■ **Given request**:
No images are to be carried over; print all other material exactly as it stands.

[start Dataset content]

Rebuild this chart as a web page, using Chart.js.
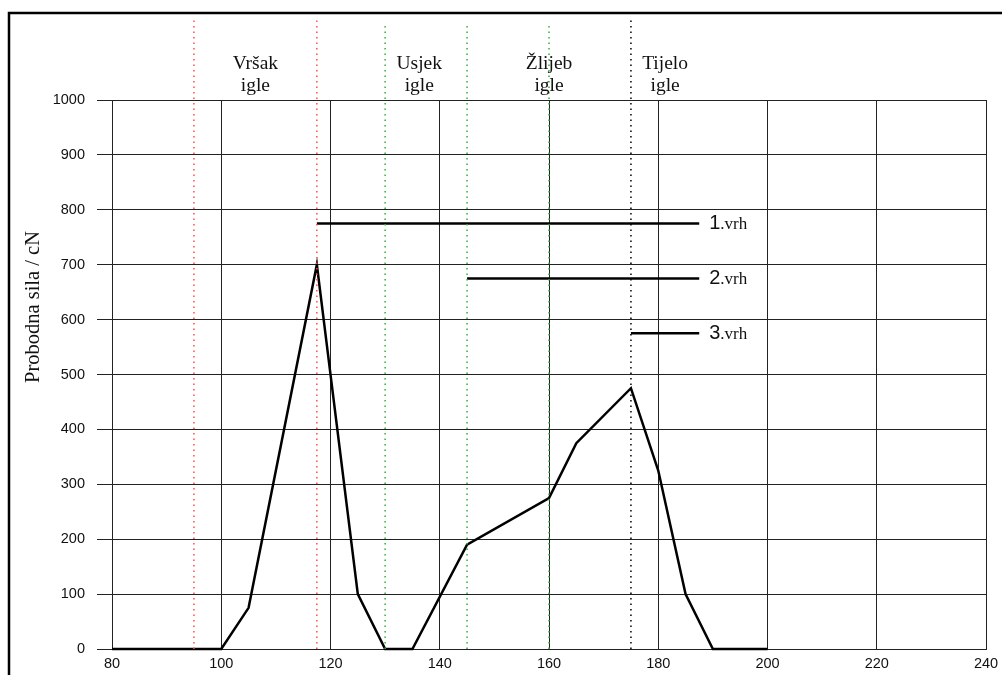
<!DOCTYPE html>
<html>
<head>
<meta charset="utf-8">
<script src="https://cdn.jsdelivr.net/npm/chart.js@4"></script>
<style>
  body { margin: 0; background: #fff; }
  canvas { display: block; }
</style>
</head>
<body>
<canvas id="chart" width="1002" height="675"></canvas>
<script>
// measured force curve (x = position, y = force in cN)
const forceX = [80, 100, 105, 117.5, 125, 130, 135, 145, 160, 165, 175, 180, 185, 190, 200];
const forceY = [0, 0, 75, 700, 100, 0, 0, 190, 275, 375, 475, 325, 100, 0, 0];

// horizontal peak markers
const peakNames = ['1', '2', '3'];
const peakStart = [117.5, 145, 175];
const peakEnd = [187.5, 187.5, 187.5];
const peakLevel = [775, 675, 575];

// vertical zone boundaries
const zoneLineX = [95, 117.5, 130, 145, 160, 175];
const zoneLineTop = [1150, 1150, 1140, 1140, 1140, 1150];
const zoneLineColor = ['#ff4d4d', '#ff4d4d', '#33b033', '#33b033', '#33b033', '#000000'];

// zone names above the plot
const zoneNames = [['Vršak', 'igle'], ['Usjek', 'igle'], ['Žlijeb', 'igle'], ['Tijelo', 'igle']];
const zoneNameX = [106.25, 136.25, 160, 181.25];
const zoneNameY = [1068, 1028];

const xTicks = { min: 80, max: 240, step: 20 };
const yTicks = { min: 0, max: 1000, step: 100 };
const yTitle = 'Probodna sila / cN';

const datasets = [];

zoneLineX.forEach((x, i) => {
    datasets.push({
        data: [{ x: x, y: 0 }, { x: x, y: zoneLineTop[i] }],
        borderColor: zoneLineColor[i],
        borderWidth: 1.5,
        borderDash: [1.5, 4],
        pointRadius: 0,
        showLine: true,
        clip: false
    });
});

peakNames.forEach((n, i) => {
    datasets.push({
        data: [{ x: peakStart[i], y: peakLevel[i] }, { x: peakEnd[i], y: peakLevel[i] }],
        borderColor: '#000',
        borderWidth: 2.5,
        pointRadius: 0,
        showLine: true
    });
});

datasets.push({
    data: forceX.map((x, i) => ({ x: x, y: forceY[i] })),
    borderColor: '#000',
    borderWidth: 2.5,
    pointRadius: 0,
    showLine: true,
    tension: 0,
    clip: false
});

const textPlugin = {
    id: 'textPlugin',
    afterDraw(chart) {
        const ctx = chart.ctx;
        const xs = chart.scales.x;
        const ys = chart.scales.y;
        ctx.save();

        // frame around the figure
        ctx.strokeStyle = '#000';
        ctx.lineWidth = 2.5;
        ctx.beginPath();
        ctx.moveTo(9, 680);
        ctx.lineTo(9, 13);
        ctx.lineTo(1010, 13);
        ctx.stroke();

        // zone names
        ctx.fillStyle = '#111';
        ctx.font = '19.5px "Liberation Serif"';
        ctx.textAlign = 'center';
        ctx.textBaseline = 'alphabetic';
        zoneNames.forEach((lines, i) => {
            const px = xs.getPixelForValue(zoneNameX[i]);
            lines.forEach((t, j) => {
                ctx.fillText(t, px, ys.getPixelForValue(zoneNameY[j]) + 6);
            });
        });

        // peak labels
        ctx.textAlign = 'left';
        ctx.textBaseline = 'middle';
        peakNames.forEach((n, i) => {
            let px = xs.getPixelForValue(peakEnd[i]) + 10;
            const py = ys.getPixelForValue(peakLevel[i]);
            ctx.font = '20px "Liberation Sans"';
            ctx.fillText(n, px, py);
            px += ctx.measureText(n).width;
            ctx.font = '17px "Liberation Serif"';
            ctx.fillText('.vrh', px, py + 1);
        });

        // y axis title
        ctx.font = '20.5px "Liberation Serif"';
        ctx.textAlign = 'center';
        ctx.textBaseline = 'middle';
        ctx.translate(34, 307);
        ctx.rotate(-Math.PI / 2);
        ctx.fillText(yTitle, 0, 0);
        ctx.restore();
    }
};

new Chart(document.getElementById('chart'), {
    type: 'scatter',
    data: { datasets: datasets },
    options: {
        responsive: false,
        animation: false,
        layout: { padding: { top: 100, right: 16, left: 0, bottom: 0 } },
        plugins: { legend: { display: false }, tooltip: { enabled: false } },
        scales: {
            x: {
                type: 'linear',
                min: xTicks.min,
                max: xTicks.max,
                afterFit(scale) {
                    scale.height = 26;
                    scale.paddingLeft = 0;
                    scale.paddingRight = 0;
                },
                ticks: {
                    stepSize: xTicks.step,
                    color: '#111',
                    padding: 6,
                    font: { family: '"Liberation Sans"', size: 14.5 },
                    callback: (v) => String(v)
                },
                grid: { color: '#222', lineWidth: 1, drawTicks: false },
                border: { color: '#222' }
            },
            y: {
                min: yTicks.min,
                max: yTicks.max,
                afterFit(scale) {
                    scale.width = 112;
                    scale.paddingTop = 0;
                    scale.paddingBottom = 0;
                },
                ticks: {
                    stepSize: yTicks.step,
                    color: '#111',
                    padding: 12,
                    font: { family: '"Liberation Sans"', size: 14.5 },
                    callback: (v) => String(v)
                },
                grid: { color: '#222', lineWidth: 1, tickLength: 15 },
                border: { color: '#222' }
            }
        }
    },
    plugins: [textPlugin]
});
</script>
</body>
</html>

[end Dataset content]

■ **The answer**:
Rebuild this chart as a web page, using Chart.js.
<!DOCTYPE html>
<html>
<head>
<meta charset="utf-8">
<script src="https://cdn.jsdelivr.net/npm/chart.js@4"></script>
<style>
  body { margin: 0; background: #fff; }
  canvas { display: block; }
</style>
</head>
<body>
<canvas id="chart" width="1002" height="675"></canvas>
<script>
// measured force curve (x = position, y = force in cN)
const forceX = [80, 100, 105, 117.5, 125, 130, 135, 145, 160, 165, 175, 180, 185, 190, 200];
const forceY = [0, 0, 75, 700, 100, 0, 0, 190, 275, 375, 475, 325, 100, 0, 0];

// horizontal peak markers
const peakNames = ['1', '2', '3'];
const peakStart = [117.5, 145, 175];
const peakEnd = [187.5, 187.5, 187.5];
const peakLevel = [775, 675, 575];

// vertical zone boundaries
const zoneLineX = [95, 117.5, 130, 145, 160, 175];
const zoneLineTop = [1150, 1150, 1140, 1140, 1140, 1150];
const zoneLineColor = ['#ff4d4d', '#ff4d4d', '#33b033', '#33b033', '#33b033', '#000000'];

// zone names above the plot
const zoneNames = [['Vršak', 'igle'], ['Usjek', 'igle'], ['Žlijeb', 'igle'], ['Tijelo', 'igle']];
const zoneNameX = [106.25, 136.25, 160, 181.25];
const zoneNameY = [1068, 1028];

const xTicks = { min: 80, max: 240, step: 20 };
const yTicks = { min: 0, max: 1000, step: 100 };
const yTitle = 'Probodna sila / cN';

const datasets = [];

zoneLineX.forEach((x, i) => {
    datasets.push({
        data: [{ x: x, y: 0 }, { x: x, y: zoneLineTop[i] }],
        borderColor: zoneLineColor[i],
        borderWidth: 1.5,
        borderDash: [1.5, 4],
        pointRadius: 0,
        showLine: true,
        clip: false
    });
});

peakNames.forEach((n, i) => {
    datasets.push({
        data: [{ x: peakStart[i], y: peakLevel[i] }, { x: peakEnd[i], y: peakLevel[i] }],
        borderColor: '#000',
        borderWidth: 2.5,
        pointRadius: 0,
        showLine: true
    });
});

datasets.push({
    data: forceX.map((x, i) => ({ x: x, y: forceY[i] })),
    borderColor: '#000',
    borderWidth: 2.5,
    pointRadius: 0,
    showLine: true,
    tension: 0,
    clip: false
});

const textPlugin = {
    id: 'textPlugin',
    afterDraw(chart) {
        const ctx = chart.ctx;
        const xs = chart.scales.x;
        const ys = chart.scales.y;
        ctx.save();

        // frame around the figure
        ctx.strokeStyle = '#000';
        ctx.lineWidth = 2.5;
        ctx.beginPath();
        ctx.moveTo(9, 680);
        ctx.lineTo(9, 13);
        ctx.lineTo(1010, 13);
        ctx.stroke();

        // zone names
        ctx.fillStyle = '#111';
        ctx.font = '19.5px "Liberation Serif"';
        ctx.textAlign = 'center';
        ctx.textBaseline = 'alphabetic';
        zoneNames.forEach((lines, i) => {
            const px = xs.getPixelForValue(zoneNameX[i]);
            lines.forEach((t, j) => {
                ctx.fillText(t, px, ys.getPixelForValue(zoneNameY[j]) + 6);
            });
        });

        // peak labels
        ctx.textAlign = 'left';
        ctx.textBaseline = 'middle';
        peakNames.forEach((n, i) => {
            let px = xs.getPixelForValue(peakEnd[i]) + 10;
            const py = ys.getPixelForValue(peakLevel[i]);
            ctx.font = '20px "Liberation Sans"';
            ctx.fillText(n, px, py);
            px += ctx.measureText(n).width;
            ctx.font = '17px "Liberation Serif"';
            ctx.fillText('.vrh', px, py + 1);
        });

        // y axis title
        ctx.font = '20.5px "Liberation Serif"';
        ctx.textAlign = 'center';
        ctx.textBaseline = 'middle';
        ctx.translate(34, 307);
        ctx.rotate(-Math.PI / 2);
        ctx.fillText(yTitle, 0, 0);
        ctx.restore();
    }
};

new Chart(document.getElementById('chart'), {
    type: 'scatter',
    data: { datasets: datasets },
    options: {
        responsive: false,
        animation: false,
        layout: { padding: { top: 100, right: 16, left: 0, bottom: 0 } },
        plugins: { legend: { display: false }, tooltip: { enabled: false } },
        scales: {
            x: {
                type: 'linear',
                min: xTicks.min,
                max: xTicks.max,
                afterFit(scale) {
                    scale.height = 26;
                    scale.paddingLeft = 0;
                    scale.paddingRight = 0;
                },
                ticks: {
                    stepSize: xTicks.step,
                    color: '#111',
                    padding: 6,
                    font: { family: '"Liberation Sans"', size: 14.5 },
                    callback: (v) => String(v)
                },
                grid: { color: '#222', lineWidth: 1, drawTicks: false },
                border: { color: '#222' }
            },
            y: {
                min: yTicks.min,
                max: yTicks.max,
                afterFit(scale) {
                    scale.width = 112;
                    scale.paddingTop = 0;
                    scale.paddingBottom = 0;
                },
                ticks: {
                    stepSize: yTicks.step,
                    color: '#111',
                    padding: 12,
                    font: { family: '"Liberation Sans"', size: 14.5 },
                    callback: (v) => String(v)
                },
                grid: { color: '#222', lineWidth: 1, tickLength: 15 },
                border: { color: '#222' }
            }
        }
    },
    plugins: [textPlugin]
});
</script>
</body>
</html>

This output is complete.